The fact that I love you so much introduces a new level of vulnerability that is both frightening and exhilarating. I have to fight the urge to panic over every sniffle and bump, and I know that as you grow my urge to protect you will grow too. We live in an imperfect, fallen, cruel world. But the more rational side of me, with a little help from your Daddy, knows that sometimes you have to stumble or fail in order to learn boundaries. I watched you take your first steps knowing that it was a tremendously wonderful development, but one that would start a slow decline in your dependence on me. You're already so independent, and for the most part I celebrate your spunky little spirit! But in the back of my mind, I fear it too because I know that try as I might, I can't always be there to protect you.

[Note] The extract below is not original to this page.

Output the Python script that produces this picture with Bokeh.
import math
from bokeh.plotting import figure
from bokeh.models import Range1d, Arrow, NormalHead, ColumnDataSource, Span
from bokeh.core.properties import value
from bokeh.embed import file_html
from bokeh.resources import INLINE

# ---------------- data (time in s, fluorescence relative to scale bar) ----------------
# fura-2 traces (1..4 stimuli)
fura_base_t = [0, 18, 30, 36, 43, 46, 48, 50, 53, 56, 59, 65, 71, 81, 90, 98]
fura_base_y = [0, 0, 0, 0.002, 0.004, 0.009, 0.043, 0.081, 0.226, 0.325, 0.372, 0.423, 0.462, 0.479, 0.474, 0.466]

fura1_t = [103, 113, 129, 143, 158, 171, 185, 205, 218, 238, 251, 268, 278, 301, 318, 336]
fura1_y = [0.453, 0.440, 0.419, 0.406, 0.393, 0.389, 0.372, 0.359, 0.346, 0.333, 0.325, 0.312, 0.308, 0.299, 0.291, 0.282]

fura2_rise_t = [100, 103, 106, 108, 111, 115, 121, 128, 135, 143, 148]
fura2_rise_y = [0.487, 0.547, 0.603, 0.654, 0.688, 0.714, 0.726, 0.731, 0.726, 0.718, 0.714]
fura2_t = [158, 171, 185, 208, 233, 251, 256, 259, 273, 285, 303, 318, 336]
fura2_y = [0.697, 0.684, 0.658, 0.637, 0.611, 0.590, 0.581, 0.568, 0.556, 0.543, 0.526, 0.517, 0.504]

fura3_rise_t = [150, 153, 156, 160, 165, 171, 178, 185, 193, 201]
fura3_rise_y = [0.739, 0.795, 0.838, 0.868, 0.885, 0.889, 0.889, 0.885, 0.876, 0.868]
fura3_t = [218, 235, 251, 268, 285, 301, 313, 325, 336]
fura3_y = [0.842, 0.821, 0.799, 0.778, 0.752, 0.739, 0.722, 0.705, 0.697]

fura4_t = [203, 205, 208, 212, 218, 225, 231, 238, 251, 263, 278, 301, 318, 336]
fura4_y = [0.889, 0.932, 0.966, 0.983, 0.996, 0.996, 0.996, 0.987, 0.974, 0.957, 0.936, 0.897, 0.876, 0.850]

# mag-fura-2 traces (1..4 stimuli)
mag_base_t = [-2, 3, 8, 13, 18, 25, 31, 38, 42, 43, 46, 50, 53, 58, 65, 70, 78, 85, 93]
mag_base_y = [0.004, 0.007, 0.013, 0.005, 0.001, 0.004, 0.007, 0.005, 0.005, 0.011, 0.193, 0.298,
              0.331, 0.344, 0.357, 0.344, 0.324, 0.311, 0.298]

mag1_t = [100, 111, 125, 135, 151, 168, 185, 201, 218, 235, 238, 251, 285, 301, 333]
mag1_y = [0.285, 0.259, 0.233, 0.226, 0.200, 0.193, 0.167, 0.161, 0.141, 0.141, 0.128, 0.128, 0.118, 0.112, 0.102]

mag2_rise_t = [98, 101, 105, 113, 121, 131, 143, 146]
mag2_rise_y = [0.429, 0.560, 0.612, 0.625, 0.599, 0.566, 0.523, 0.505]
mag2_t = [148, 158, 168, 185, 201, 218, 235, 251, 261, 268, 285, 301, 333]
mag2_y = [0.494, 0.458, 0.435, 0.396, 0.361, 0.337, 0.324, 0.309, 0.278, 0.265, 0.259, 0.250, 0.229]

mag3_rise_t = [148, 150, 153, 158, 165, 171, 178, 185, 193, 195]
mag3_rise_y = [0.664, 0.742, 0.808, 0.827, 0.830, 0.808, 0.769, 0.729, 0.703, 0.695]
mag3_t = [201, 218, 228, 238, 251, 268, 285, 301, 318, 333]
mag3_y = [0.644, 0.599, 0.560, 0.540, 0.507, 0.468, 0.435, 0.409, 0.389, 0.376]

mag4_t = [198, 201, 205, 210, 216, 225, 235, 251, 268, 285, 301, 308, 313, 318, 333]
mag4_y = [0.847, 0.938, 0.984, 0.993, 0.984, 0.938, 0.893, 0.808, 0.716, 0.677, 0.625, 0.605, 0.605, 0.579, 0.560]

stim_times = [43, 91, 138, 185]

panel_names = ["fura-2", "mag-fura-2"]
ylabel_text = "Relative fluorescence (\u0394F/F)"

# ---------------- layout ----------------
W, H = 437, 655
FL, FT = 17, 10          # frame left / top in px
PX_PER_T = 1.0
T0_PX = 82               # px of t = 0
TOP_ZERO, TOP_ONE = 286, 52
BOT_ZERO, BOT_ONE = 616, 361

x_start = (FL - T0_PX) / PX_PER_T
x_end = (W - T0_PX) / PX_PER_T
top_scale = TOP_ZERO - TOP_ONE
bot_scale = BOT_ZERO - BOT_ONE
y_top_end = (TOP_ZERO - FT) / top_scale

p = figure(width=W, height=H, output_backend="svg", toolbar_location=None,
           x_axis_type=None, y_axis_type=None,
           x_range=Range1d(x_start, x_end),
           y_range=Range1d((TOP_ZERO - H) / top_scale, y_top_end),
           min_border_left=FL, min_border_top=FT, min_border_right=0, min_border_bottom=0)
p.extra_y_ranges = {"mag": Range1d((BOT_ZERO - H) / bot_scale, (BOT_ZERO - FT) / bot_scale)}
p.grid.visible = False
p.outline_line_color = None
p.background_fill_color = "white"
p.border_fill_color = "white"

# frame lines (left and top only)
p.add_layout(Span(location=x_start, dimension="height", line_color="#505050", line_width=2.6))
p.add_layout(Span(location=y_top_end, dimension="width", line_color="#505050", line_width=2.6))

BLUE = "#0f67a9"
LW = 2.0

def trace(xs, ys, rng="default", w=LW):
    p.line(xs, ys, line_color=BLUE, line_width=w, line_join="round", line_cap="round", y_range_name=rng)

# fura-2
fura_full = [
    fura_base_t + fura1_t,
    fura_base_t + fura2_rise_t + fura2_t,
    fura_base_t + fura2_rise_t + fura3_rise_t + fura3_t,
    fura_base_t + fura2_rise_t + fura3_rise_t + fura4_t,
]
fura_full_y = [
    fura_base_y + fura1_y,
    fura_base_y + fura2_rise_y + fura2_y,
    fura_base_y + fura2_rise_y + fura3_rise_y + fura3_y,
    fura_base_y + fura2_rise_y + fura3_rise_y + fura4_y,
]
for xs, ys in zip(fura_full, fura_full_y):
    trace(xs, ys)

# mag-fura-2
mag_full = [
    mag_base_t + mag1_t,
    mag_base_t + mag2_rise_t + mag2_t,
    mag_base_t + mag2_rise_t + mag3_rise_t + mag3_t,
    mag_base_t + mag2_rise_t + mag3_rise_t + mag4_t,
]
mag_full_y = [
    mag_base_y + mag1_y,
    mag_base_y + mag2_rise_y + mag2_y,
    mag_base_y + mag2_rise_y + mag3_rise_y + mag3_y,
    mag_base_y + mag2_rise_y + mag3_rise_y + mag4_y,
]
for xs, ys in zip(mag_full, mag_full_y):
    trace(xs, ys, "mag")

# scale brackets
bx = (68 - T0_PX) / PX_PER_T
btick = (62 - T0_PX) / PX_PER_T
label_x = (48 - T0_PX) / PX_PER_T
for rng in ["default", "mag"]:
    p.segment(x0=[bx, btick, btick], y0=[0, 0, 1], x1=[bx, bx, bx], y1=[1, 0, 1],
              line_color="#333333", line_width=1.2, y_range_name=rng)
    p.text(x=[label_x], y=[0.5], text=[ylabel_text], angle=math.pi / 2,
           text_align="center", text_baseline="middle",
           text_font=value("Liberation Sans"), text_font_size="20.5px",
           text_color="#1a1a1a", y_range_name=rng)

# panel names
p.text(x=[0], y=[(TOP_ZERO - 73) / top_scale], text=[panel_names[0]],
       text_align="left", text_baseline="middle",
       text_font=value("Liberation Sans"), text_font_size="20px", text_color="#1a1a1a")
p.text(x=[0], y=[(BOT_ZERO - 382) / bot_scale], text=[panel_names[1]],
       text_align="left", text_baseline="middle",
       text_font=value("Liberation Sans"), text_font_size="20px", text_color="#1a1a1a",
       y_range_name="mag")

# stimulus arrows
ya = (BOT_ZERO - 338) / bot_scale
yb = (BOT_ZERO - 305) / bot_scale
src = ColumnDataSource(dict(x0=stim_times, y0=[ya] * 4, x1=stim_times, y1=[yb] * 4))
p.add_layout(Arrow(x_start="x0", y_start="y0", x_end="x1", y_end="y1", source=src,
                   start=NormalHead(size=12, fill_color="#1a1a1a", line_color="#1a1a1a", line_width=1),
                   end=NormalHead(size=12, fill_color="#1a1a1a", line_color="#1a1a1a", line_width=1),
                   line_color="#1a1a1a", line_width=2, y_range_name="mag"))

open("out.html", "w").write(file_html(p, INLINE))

That leads me to God. They say that every parent has dreams for their child; dreams of a richer life, an exciting talent, higher education, a successful career, a fairytale wedding, a big family, and a long life. All of those things are great, and I certainly hope you're able to have plenty of wonderful experiences. But my dreams for you are so much bigger yet so much simpler than that. The first one is this:
Listen, daughter, and pay careful attention:
Forget your people and your father's house.
Let the King be enthralled by your beauty;
honor Him, for He is your Lord.
(Psalm 45:10-11; emphasis added)

I want you to fall madly in love with Jesus and live to honor Him. The world and the devil will tell you so many different things, and sometimes it will be confusing, scary, or discouraging. But I hope that you will be able to live your life confident in your beauty and worth as a woman of God. For as much as I love you, He loves you infinitely more and He can protect you. He is enthralled by your beauty. I hope that you will know this deep down in your heart. Let it define you and the choices you make, don't let the world deceive or discourage you. On that note, the other part of my dream is this:

She is clothed with strength and dignity, 
and she laughs without fear of the future. (Proverbs 31:25)

My prayer for you, sweet L, is that you grow into a strong, honorable woman of God whose faith allows her to laugh "without fear of the future." I know you won't be perfect, and I know you'll have struggles and sorrows. But more than anything else in this world, I pray that during those times (and in between them too), you will cling to God's grace and love. He has such amazing plans for you, sweetheart, so much more incredible than I could even dream. That's why I'm leaving the real dreaming to Him. My only dream, truly the desperate prayer of my heart, is that you come to know the redeeming, fulfilling, perfect love of Christ. 

For this reason I kneel before the Father...I pray that out of his glorious riches he may strengthen you with power through his Spirit in your inner being, so that Christ may dwell in your hearts through faith. And I pray that you, being rooted and established in love, may have power, together with all the Lord's holy people, to grasp how wide and long and high and deep is the love of Christ, and to know this love that surpasses knowledge - that you may be filled to the measure of all the fullness of God. (Ephesians 3:14, 16-19)

Never, ever doubt that God, your Daddy, and I love you. Happy (belated) birthday sweetheart.